J.D. Corbin, LW – 8th round, 249th overall – U. of Denver [NCAA]
NHL Games Played: 0
Status: NHL Bust
Drafted out of college, Corbin had already played a full season at the University of Denver before being selected 249th overall by the Avalanche. That season, he was a part of the Denver Pioneers 2004 national championship team.
While not necessarily a great offensive presence, Corbin brings a solid energy game. He spent all four years at Denver, with a career high of 20 points in 38 games. In his final year at Denver in 2006 he only played 10 games due to injured leg. He was off to a promising offensive start with six points in those 10 games.
In 2007-08 he started his pro career with Colorado’s minor league affiliate in the ECHL, the Johnstown Chiefs. He played 16 games there collecting one goal and eight assists. He also spent the majority of his first year in the AHL with the Lake Erie Monsters. In 42 games, he only scored nine points.

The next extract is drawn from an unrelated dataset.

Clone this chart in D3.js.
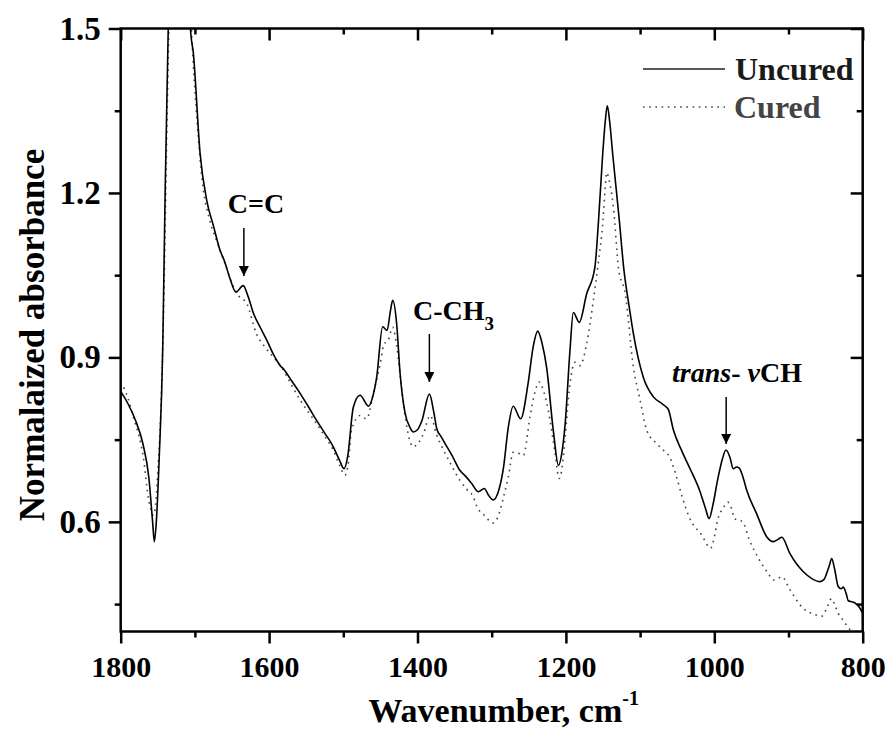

He is no longer an Avalanche prospect.
Steven McClellan, D – 9th round, 281st overall – Catholic Memorial H.S. [Mass.]
NHL Games Played: 0
With the last selection in the 2004 NHL draft the Avalanche selected McClellan from Catholic Memorial High School.

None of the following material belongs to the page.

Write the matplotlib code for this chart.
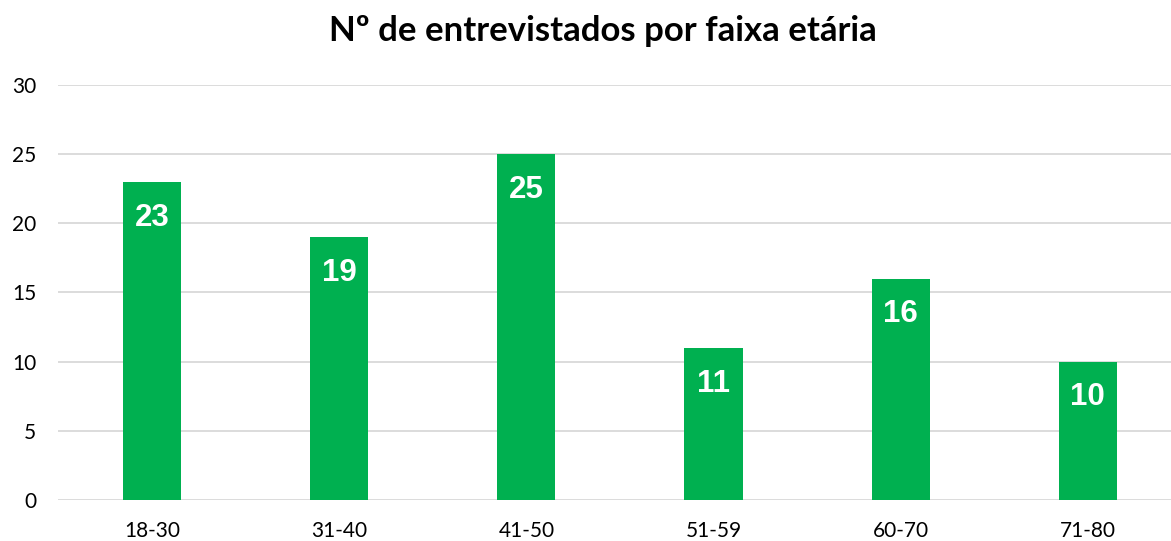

McClellan was a point-per-game defender for Catholic Memorial in his draft year, with 26 points in 25 games. He was a noted puck-moving defender with solid skating and speed.
He spent one more season at Catholic Memorial before joining Northeastern University in the fall of 2005.
McClellan only played in eight games for Northeastern recording no points and eight penalty minutes. He would leave the team the season after.
He is no longer an Avalanche prospect.